On Tuesday, the Supreme Court yet again took no action on a potential landmark gun-rights case from California and the Ninth Circuit. But when it does act, there will surely be attention paid to how an acceptance or denial of the case with affect the Second Amendment's future.
The case of Peruta v. California has been on the Court’s private conference list four times. At least four Justices must agree to accept an appeal, which in this instance is from a group of people from San Diego seeking to carry concealed weapons in public, in opposition to a decision from that county’s sheriff restricting that right.
For now, the Court hasn’t accepted the appeal or rejected the Peruta case outright. The petitioners see a broader Second Amendment issue at stake, and they point to conflicting rulings around the country about the “constitutional right to bear arms outside the home for self-defense in some manner.”
A divided Ninth Circuit Appeals Court, earlier meeting en banc in June 2016, upheld a decision by San Diego’s sheriff that the petitioners had to show “good cause” to carry concealed weapons in public places, citing the state’s gun laws.
That decision, said the Peruta legal team (led by veteran Court litigator Paul Clement), only added to the national debate about the issue. “In reaching that conclusion, the Ninth Circuit added to the sharp division among the lower courts over whether the Second Amendment allows ordinary, law-abiding citizens to be deprived of all means of carrying a handgun for self-defense,” Clement’s team argued in its petition to the Court, filed in January 2017.
The Peruta petitioners find fault with how the state law is defined and implemented. “Rather than defining ‘good cause,’ the State has delegated that task to each sheriff or police chief.

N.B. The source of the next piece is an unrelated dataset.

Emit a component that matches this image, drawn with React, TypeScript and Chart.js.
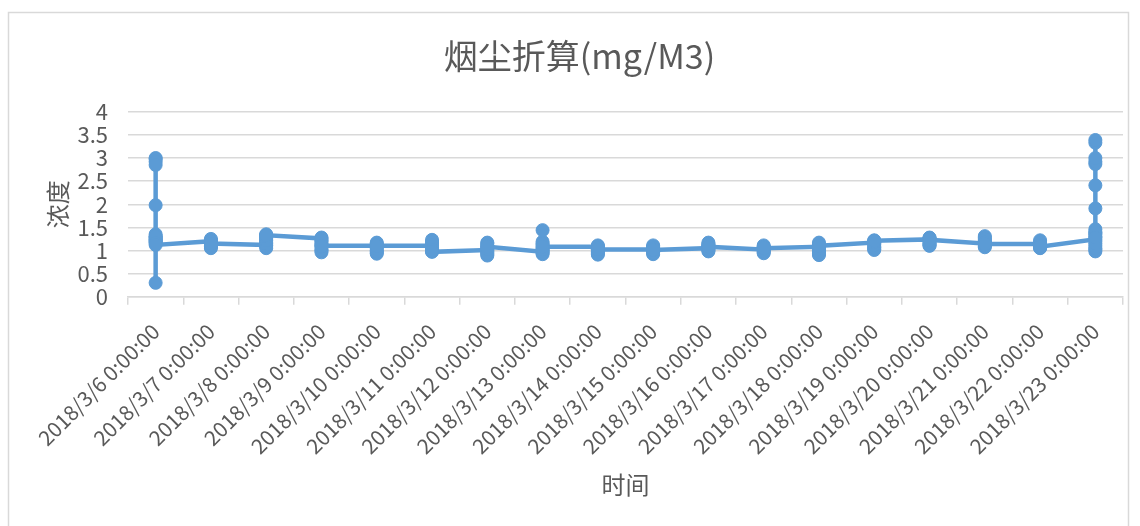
import React, { useEffect, useRef } from "react";
import { Chart, registerables } from "chart.js";

Chart.register(...registerables);

const categories = [
  "2018/3/6 0:00:00", "2018/3/7 0:00:00", "2018/3/8 0:00:00", "2018/3/9 0:00:00",
  "2018/3/10 0:00:00", "2018/3/11 0:00:00", "2018/3/12 0:00:00", "2018/3/13 0:00:00",
  "2018/3/14 0:00:00", "2018/3/15 0:00:00", "2018/3/16 0:00:00", "2018/3/17 0:00:00",
  "2018/3/18 0:00:00", "2018/3/19 0:00:00", "2018/3/20 0:00:00", "2018/3/21 0:00:00",
  "2018/3/22 0:00:00", "2018/3/23 0:00:00",
];

const d0306 = [1.25, 1.3, 1.35, 1.22, 2.98, 3.0, 2.92, 2.85, 1.98, 1.28, 0.3, 1.2, 1.18, 1.24, 1.3, 1.16, 1.12];
const d0307 = [1.2, 1.22, 1.25, 1.18, 1.1, 1.05, 1.08, 1.12, 1.16, 1.2, 1.15];
const d0308 = [1.12, 1.18, 1.25, 1.32, 1.35, 1.28, 1.1, 1.05, 1.15, 1.22, 1.3, 1.33];
const d0309 = [1.26, 1.28, 1.2, 1.12, 1.02, 0.96, 1.0, 1.08, 1.15, 1.22, 1.1];
const d0310 = [1.1, 1.15, 1.17, 1.08, 1.0, 0.95, 0.93, 0.98, 1.04, 1.12, 1.1];
const d0311 = [1.1, 1.16, 1.23, 1.18, 1.06, 1.0, 0.98, 1.04, 1.12, 1.02, 0.97];
const d0312 = [1.01, 1.08, 1.15, 1.17, 1.1, 0.98, 0.92, 0.89, 0.95, 1.03, 1.08];
const d0313 = [0.97, 1.05, 1.12, 1.19, 1.44, 1.15, 1.0, 0.92, 0.95, 1.02, 1.08];
const d0314 = [1.08, 1.11, 1.06, 0.98, 0.93, 0.91, 0.96, 1.02, 1.09, 1.05, 1.02];
const d0315 = [1.02, 1.08, 1.11, 1.05, 0.97, 0.92, 0.95, 1.0, 1.06, 1.03, 1.01];
const d0316 = [1.05, 1.1, 1.17, 1.14, 1.06, 1.0, 0.98, 1.03, 1.09, 1.12, 1.08];
const d0317 = [1.02, 1.06, 1.11, 1.08, 1.0, 0.96, 0.94, 0.99, 1.04, 1.07, 1.05];
const d0318 = [1.08, 1.13, 1.17, 1.1, 1.0, 0.93, 0.9, 0.97, 1.04, 1.12, 1.1];
const d0319 = [1.17, 1.2, 1.22, 1.15, 1.08, 1.03, 1.01, 1.06, 1.12, 1.18, 1.21];
const d0320 = [1.24, 1.27, 1.28, 1.22, 1.15, 1.11, 1.1, 1.14, 1.19, 1.25, 1.23];
const d0321 = [1.15, 1.22, 1.28, 1.31, 1.25, 1.16, 1.09, 1.07, 1.12, 1.18, 1.14];
const d0322 = [1.14, 1.18, 1.22, 1.16, 1.1, 1.06, 1.05, 1.09, 1.13, 1.11, 1.08];
const d0323 = [1.24, 1.3, 1.38, 1.46, 1.35, 1.2, 1.1, 1.02, 0.98, 1.05, 1.15, 1.91, 2.41, 2.87, 2.92, 3.0, 3.33, 3.39, 1.4, 1.28];

const dailyValues = [
  d0306, d0307, d0308, d0309, d0310, d0311, d0312, d0313, d0314,
  d0315, d0316, d0317, d0318, d0319, d0320, d0321, d0322, d0323,
];

const FONT = "'Noto Sans CJK SC', 'Noto Sans', sans-serif";
const TEXT = "#595959";
const GRID = "#d9d9d9";
const BLUE = "#5B9BD5";

const borderPlugin = {
  id: "outerBorder",
  beforeDraw(chart: any) {
    const ctx = chart.ctx;
    ctx.save();
    ctx.fillStyle = "#ffffff";
    ctx.fillRect(0, 0, chart.width, chart.height);
    ctx.strokeStyle = GRID;
    ctx.lineWidth = 1.5;
    ctx.strokeRect(8.5, 12.5, 1120, 530);
    ctx.restore();
  },
};

export default function App() {
  const ref = useRef<HTMLCanvasElement | null>(null);

  useEffect(() => {
    if (!ref.current) return;
    const points = dailyValues.flatMap((vals, i) =>
      vals.map((v) => ({ x: categories[i], y: v }))
    );
    const chart = new Chart(ref.current, {
      type: "line",
      data: {
        labels: categories,
        datasets: [
          {
            label: "烟尘折算",
            data: points as any,
            borderColor: BLUE,
            backgroundColor: BLUE,
            borderWidth: 4.5,
            pointRadius: 6.5,
            pointBorderWidth: 1,
            pointBackgroundColor: BLUE,
            pointBorderColor: BLUE,
            tension: 0,
          },
        ],
      },
      plugins: [borderPlugin],
      options: {
        animation: false,
        responsive: false,
        layout: { padding: { left: 36, right: 17, top: 0, bottom: 0 } },
        plugins: {
          legend: { display: false },
          tooltip: { enabled: false },
          title: {
            display: true,
            text: "烟尘折算(mg/M3)",
            color: TEXT,
            font: { family: FONT, size: 34, weight: "normal" },
            padding: { top: 36, bottom: 35 },
          },
        },
        scales: {
          x: {
            type: "category",
            offset: true,
            grid: {
              display: true,
              offset: true,
              drawOnChartArea: false,
              drawTicks: true,
              tickLength: 8,
              color: GRID,
              lineWidth: 1.5,
            },
            border: { display: true, color: GRID, width: 1.5 },
            ticks: {
              autoSkip: false,
              maxRotation: 45,
              minRotation: 45,
              padding: 14,
              color: TEXT,
              font: { family: FONT, size: 21 },
            },
            title: {
              display: true,
              text: "时间",
              color: TEXT,
              font: { family: FONT, size: 24 },
              padding: { top: 0, bottom: 27 },
            },
            afterFit(scale: any) {
              scale.height = 229.3;
            },
          },
          y: {
            min: 0,
            max: 4,
            ticks: {
              stepSize: 0.5,
              autoSkip: false,
              padding: 20,
              color: TEXT,
              font: { family: FONT, size: 22 },
              callback: (v: any) => String(v),
            },
            grid: { color: GRID, lineWidth: 1.5, drawTicks: false },
            border: { display: false },
            title: {
              display: true,
              text: "浓度",
              color: TEXT,
              font: { family: FONT, size: 24 },
              padding: { top: 7, bottom: 0 },
            },
            afterFit(scale: any) {
              scale.width = 92;
            },
          },
        },
      },
    });
    return () => chart.destroy();
  }, []);

  return (
    <canvas
      ref={ref}
      width={1140}
      height={526}
      style={{ position: "absolute", left: 0, top: 0, display: "block" }}
    />
  );
}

Consistent with the concealed-carry regimes that govern in the vast majority of states, many sheriffs have reasonably (and constitutionally) concluded that an individual’s desire to carry a handgun for self-defense in case of confrontation qualifies as ‘good cause.’ And the State treats that policy judgment as a permissible interpretation of ‘good cause,’” they argue.
San Diego requires that concealed-carry applicants “demonstrate the specific situation that places them in danger and submit evidence of current incidents which documents their claim.” The result of that policy seemingly violates a broad Second Amendment right, the petitioners say. “The net effect of this restrictive interpretation of ‘good cause’ is that the typical law-abiding resident of San Diego County cannot obtain a concealed-carry license,” they conclude.
The state of California doesn’t want the Supreme Court to hear the appeal and it argues that the question actually before the Court is about “a specific right to carry a concealed handgun in public spaces in cities and towns, based only on a general desire for self-defense.”
While agreeing with the Ninth Circuit’s en banc decision, the state also argues that the same question has been presented to the Supreme Court before without success. “This Court has previously denied review in three cases assessing similar state regulations on public carry. There is no reason for a different result here, especially while other courts continue to consider comparable issues. In the continued absence of any conflict, review in this case would be at best premature,” the state argues.
The Peruta case had been considered before three courts before the current appeal. Initially, a district court said that San Diego’s rationale for its good cause requirement didn’t violate the Second Amendment. A three-judge Ninth Circuit panel overturned that decision in a divided ruling, citing the Supreme Court’s Heller and McDonald decisions as indicating a right to self-defense wasn’t confined to a home.
The 7-4 Ninth Circuit majority en banc decision held that “that there is no Second Amendment right for members of the general public to carry concealed firearms in public.” The dissenting judges pointed to California’s law banning the opening carrying of firearms as an important factor. “The Sheriff’s refusal to issue concealed carry licenses to ordinary, law-abiding citizens was ‘tantamount to [a] complete ban on the Second Amendment right to bear arms outside the home for self-defense,’” they said.
If the Supreme Court takes the Peruta case, it would be one of the biggest cases of the next term, which starts in October.